- **THE TASK**
Retype nothing but the lines from the start of the material up to and including the line with "const yTitle = 'Kadar Airtanah (%)';". Pictures don't belong in the copy.

- **DATA LINES**
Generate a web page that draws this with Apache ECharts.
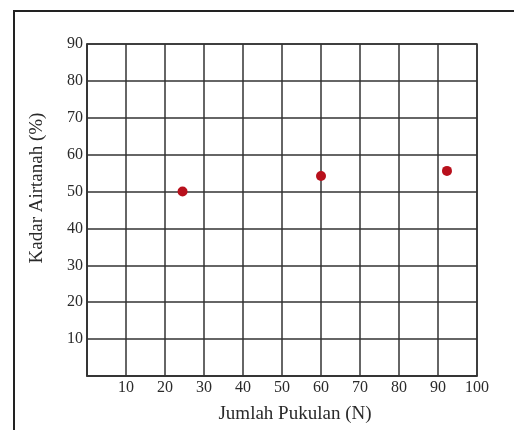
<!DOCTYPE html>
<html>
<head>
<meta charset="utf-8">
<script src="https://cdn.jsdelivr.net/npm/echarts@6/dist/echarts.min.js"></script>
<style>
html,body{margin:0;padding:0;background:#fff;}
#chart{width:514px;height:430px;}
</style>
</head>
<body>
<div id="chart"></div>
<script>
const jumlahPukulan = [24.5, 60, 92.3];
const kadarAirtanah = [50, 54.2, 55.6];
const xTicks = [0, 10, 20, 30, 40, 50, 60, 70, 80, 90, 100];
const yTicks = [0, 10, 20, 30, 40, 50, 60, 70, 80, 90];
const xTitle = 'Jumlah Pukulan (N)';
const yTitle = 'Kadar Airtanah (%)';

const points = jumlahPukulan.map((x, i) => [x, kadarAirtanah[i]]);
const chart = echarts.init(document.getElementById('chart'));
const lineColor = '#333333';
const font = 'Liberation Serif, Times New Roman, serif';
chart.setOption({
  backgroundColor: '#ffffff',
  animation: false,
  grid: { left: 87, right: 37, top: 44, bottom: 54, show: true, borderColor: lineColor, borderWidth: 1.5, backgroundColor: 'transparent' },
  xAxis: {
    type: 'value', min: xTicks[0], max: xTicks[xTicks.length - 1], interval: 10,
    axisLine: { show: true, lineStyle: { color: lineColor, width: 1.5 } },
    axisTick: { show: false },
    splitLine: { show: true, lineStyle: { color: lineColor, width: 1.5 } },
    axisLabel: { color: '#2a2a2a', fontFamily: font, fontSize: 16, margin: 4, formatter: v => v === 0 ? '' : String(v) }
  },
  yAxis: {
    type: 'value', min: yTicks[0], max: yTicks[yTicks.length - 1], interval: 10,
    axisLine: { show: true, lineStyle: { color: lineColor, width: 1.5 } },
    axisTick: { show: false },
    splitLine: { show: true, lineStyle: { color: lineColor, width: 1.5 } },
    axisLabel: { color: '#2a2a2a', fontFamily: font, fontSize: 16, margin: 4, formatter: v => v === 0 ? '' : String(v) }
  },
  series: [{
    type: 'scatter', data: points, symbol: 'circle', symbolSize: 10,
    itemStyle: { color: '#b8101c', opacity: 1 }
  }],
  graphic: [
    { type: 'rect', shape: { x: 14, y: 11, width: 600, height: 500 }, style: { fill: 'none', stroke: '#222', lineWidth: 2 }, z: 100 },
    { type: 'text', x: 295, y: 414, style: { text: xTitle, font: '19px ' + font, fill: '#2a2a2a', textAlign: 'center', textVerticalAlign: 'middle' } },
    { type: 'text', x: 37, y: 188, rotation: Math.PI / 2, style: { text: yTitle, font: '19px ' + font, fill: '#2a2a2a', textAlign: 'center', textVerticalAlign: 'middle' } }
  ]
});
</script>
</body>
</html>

- **WRITTEN RESPONSE**
Generate a web page that draws this with Apache ECharts.
<!DOCTYPE html>
<html>
<head>
<meta charset="utf-8">
<script src="https://cdn.jsdelivr.net/npm/echarts@6/dist/echarts.min.js"></script>
<style>
html,body{margin:0;padding:0;background:#fff;}
#chart{width:514px;height:430px;}
</style>
</head>
<body>
<div id="chart"></div>
<script>
const jumlahPukulan = [24.5, 60, 92.3];
const kadarAirtanah = [50, 54.2, 55.6];
const xTicks = [0, 10, 20, 30, 40, 50, 60, 70, 80, 90, 100];
const yTicks = [0, 10, 20, 30, 40, 50, 60, 70, 80, 90];
const xTitle = 'Jumlah Pukulan (N)';
const yTitle = 'Kadar Airtanah (%)';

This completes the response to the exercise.